## Task input

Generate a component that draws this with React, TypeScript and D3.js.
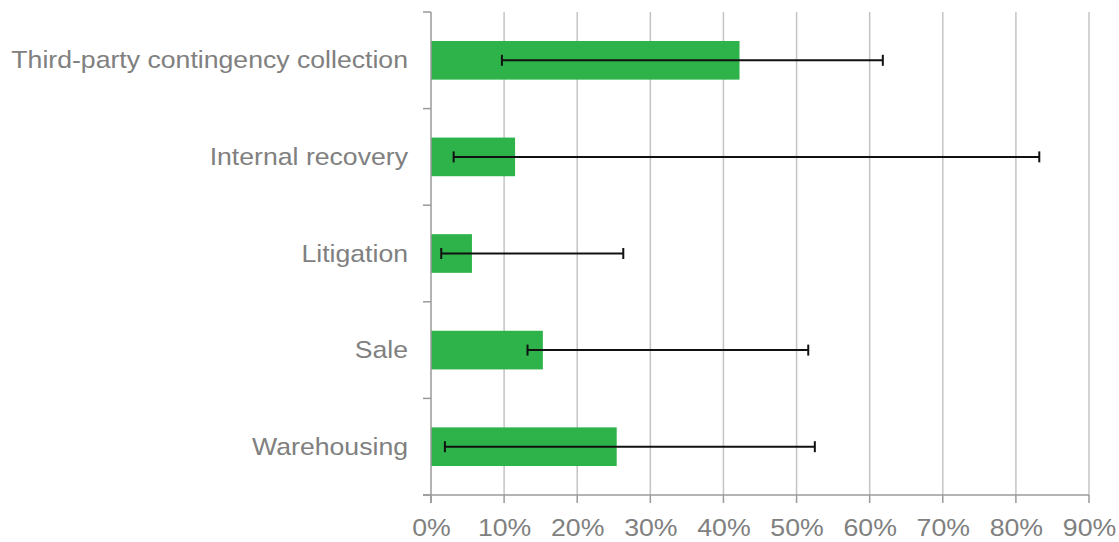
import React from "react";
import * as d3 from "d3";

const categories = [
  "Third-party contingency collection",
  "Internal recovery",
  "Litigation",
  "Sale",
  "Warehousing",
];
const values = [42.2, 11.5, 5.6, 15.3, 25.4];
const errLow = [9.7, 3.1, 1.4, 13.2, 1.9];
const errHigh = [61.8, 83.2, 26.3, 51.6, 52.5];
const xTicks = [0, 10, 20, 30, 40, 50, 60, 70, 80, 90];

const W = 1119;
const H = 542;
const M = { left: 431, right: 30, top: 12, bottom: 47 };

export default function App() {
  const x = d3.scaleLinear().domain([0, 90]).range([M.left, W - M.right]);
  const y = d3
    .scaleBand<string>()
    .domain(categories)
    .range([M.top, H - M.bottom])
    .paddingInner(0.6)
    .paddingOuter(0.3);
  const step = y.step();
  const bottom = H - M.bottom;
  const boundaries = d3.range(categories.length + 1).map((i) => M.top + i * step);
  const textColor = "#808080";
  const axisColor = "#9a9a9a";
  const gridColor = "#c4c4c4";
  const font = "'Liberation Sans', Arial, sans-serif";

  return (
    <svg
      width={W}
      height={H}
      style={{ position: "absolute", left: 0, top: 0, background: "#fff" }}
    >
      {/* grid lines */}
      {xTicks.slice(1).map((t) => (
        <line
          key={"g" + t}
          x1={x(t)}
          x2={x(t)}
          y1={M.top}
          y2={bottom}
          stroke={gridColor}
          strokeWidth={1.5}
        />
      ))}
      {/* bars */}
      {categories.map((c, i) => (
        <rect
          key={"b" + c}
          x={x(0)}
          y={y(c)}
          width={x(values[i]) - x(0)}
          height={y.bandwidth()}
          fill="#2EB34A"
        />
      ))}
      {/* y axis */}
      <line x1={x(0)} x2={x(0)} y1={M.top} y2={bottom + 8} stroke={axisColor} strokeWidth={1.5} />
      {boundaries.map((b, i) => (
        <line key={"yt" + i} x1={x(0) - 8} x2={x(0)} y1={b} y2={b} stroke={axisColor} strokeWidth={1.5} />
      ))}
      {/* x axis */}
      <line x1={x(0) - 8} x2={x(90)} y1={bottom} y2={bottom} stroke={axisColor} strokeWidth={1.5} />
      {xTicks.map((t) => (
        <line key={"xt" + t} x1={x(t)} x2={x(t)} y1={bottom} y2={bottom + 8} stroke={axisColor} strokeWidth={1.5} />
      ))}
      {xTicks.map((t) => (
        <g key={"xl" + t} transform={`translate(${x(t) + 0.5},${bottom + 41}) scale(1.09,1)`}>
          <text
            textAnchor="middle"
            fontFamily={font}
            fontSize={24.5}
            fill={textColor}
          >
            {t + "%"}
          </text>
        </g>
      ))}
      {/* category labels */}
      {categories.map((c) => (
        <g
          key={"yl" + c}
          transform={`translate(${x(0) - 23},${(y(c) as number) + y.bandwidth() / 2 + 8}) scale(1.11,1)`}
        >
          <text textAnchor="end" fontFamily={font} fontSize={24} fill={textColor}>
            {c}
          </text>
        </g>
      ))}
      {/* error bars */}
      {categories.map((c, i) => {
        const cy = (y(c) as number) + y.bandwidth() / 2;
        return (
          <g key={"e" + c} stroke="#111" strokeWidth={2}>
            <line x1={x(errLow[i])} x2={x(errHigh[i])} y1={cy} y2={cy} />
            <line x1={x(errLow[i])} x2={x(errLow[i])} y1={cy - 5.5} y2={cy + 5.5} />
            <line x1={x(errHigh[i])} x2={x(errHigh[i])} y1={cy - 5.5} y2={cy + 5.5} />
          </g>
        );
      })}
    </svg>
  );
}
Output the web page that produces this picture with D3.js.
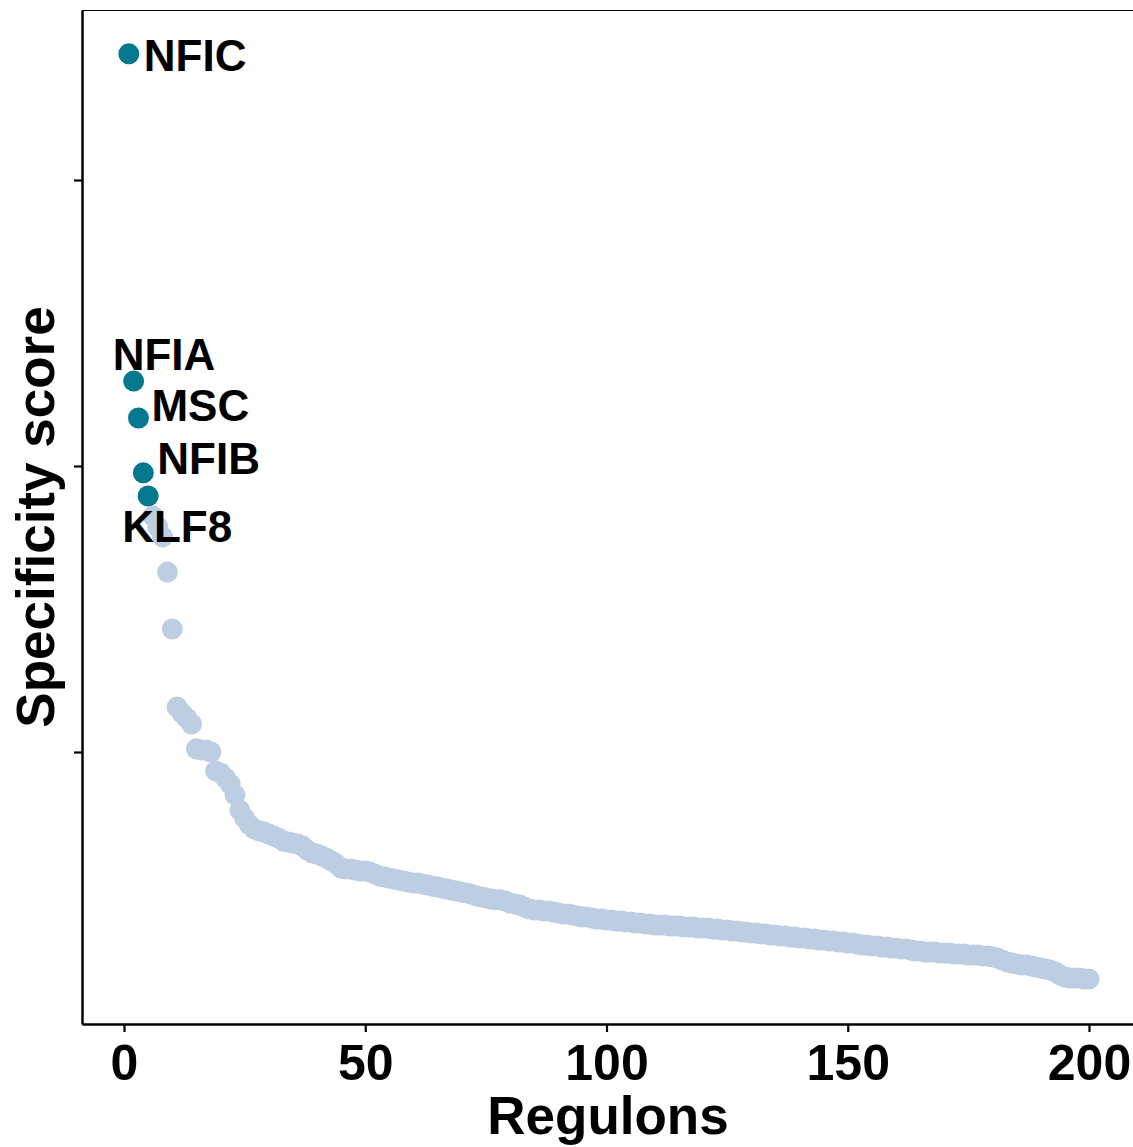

## The exercise
Every record above should be written out again exactly; the pictures stay out of the copy.

## Answer to the task
Generate a component that draws this with React, TypeScript and D3.js.
import React from "react";
import * as d3 from "d3";

const categories = [
  "Third-party contingency collection",
  "Internal recovery",
  "Litigation",
  "Sale",
  "Warehousing",
];
const values = [42.2, 11.5, 5.6, 15.3, 25.4];
const errLow = [9.7, 3.1, 1.4, 13.2, 1.9];
const errHigh = [61.8, 83.2, 26.3, 51.6, 52.5];
const xTicks = [0, 10, 20, 30, 40, 50, 60, 70, 80, 90];

const W = 1119;
const H = 542;
const M = { left: 431, right: 30, top: 12, bottom: 47 };

export default function App() {
  const x = d3.scaleLinear().domain([0, 90]).range([M.left, W - M.right]);
  const y = d3
    .scaleBand<string>()
    .domain(categories)
    .range([M.top, H - M.bottom])
    .paddingInner(0.6)
    .paddingOuter(0.3);
  const step = y.step();
  const bottom = H - M.bottom;
  const boundaries = d3.range(categories.length + 1).map((i) => M.top + i * step);
  const textColor = "#808080";
  const axisColor = "#9a9a9a";
  const gridColor = "#c4c4c4";
  const font = "'Liberation Sans', Arial, sans-serif";

  return (
    <svg
      width={W}
      height={H}
      style={{ position: "absolute", left: 0, top: 0, background: "#fff" }}
    >
      {/* grid lines */}
      {xTicks.slice(1).map((t) => (
        <line
          key={"g" + t}
          x1={x(t)}
          x2={x(t)}
          y1={M.top}
          y2={bottom}
          stroke={gridColor}
          strokeWidth={1.5}
        />
      ))}
      {/* bars */}
      {categories.map((c, i) => (
        <rect
          key={"b" + c}
          x={x(0)}
          y={y(c)}
          width={x(values[i]) - x(0)}
          height={y.bandwidth()}
          fill="#2EB34A"
        />
      ))}
      {/* y axis */}
      <line x1={x(0)} x2={x(0)} y1={M.top} y2={bottom + 8} stroke={axisColor} strokeWidth={1.5} />
      {boundaries.map((b, i) => (
        <line key={"yt" + i} x1={x(0) - 8} x2={x(0)} y1={b} y2={b} stroke={axisColor} strokeWidth={1.5} />
      ))}
      {/* x axis */}
      <line x1={x(0) - 8} x2={x(90)} y1={bottom} y2={bottom} stroke={axisColor} strokeWidth={1.5} />
      {xTicks.map((t) => (
        <line key={"xt" + t} x1={x(t)} x2={x(t)} y1={bottom} y2={bottom + 8} stroke={axisColor} strokeWidth={1.5} />
      ))}
      {xTicks.map((t) => (
        <g key={"xl" + t} transform={`translate(${x(t) + 0.5},${bottom + 41}) scale(1.09,1)`}>
          <text
            textAnchor="middle"
            fontFamily={font}
            fontSize={24.5}
            fill={textColor}
          >
            {t + "%"}
          </text>
        </g>
      ))}
      {/* category labels */}
      {categories.map((c) => (
        <g
          key={"yl" + c}
          transform={`translate(${x(0) - 23},${(y(c) as number) + y.bandwidth() / 2 + 8}) scale(1.11,1)`}
        >
          <text textAnchor="end" fontFamily={font} fontSize={24} fill={textColor}>
            {c}
          </text>
        </g>
      ))}
      {/* error bars */}
      {categories.map((c, i) => {
        const cy = (y(c) as number) + y.bandwidth() / 2;
        return (
          <g key={"e" + c} stroke="#111" strokeWidth={2}>
            <line x1={x(errLow[i])} x2={x(errHigh[i])} y1={cy} y2={cy} />
            <line x1={x(errLow[i])} x2={x(errLow[i])} y1={cy - 5.5} y2={cy + 5.5} />
            <line x1={x(errHigh[i])} x2={x(errHigh[i])} y1={cy - 5.5} y2={cy + 5.5} />
          </g>
        );
      })}
    </svg>
  );
}
Output the web page that produces this picture with D3.js.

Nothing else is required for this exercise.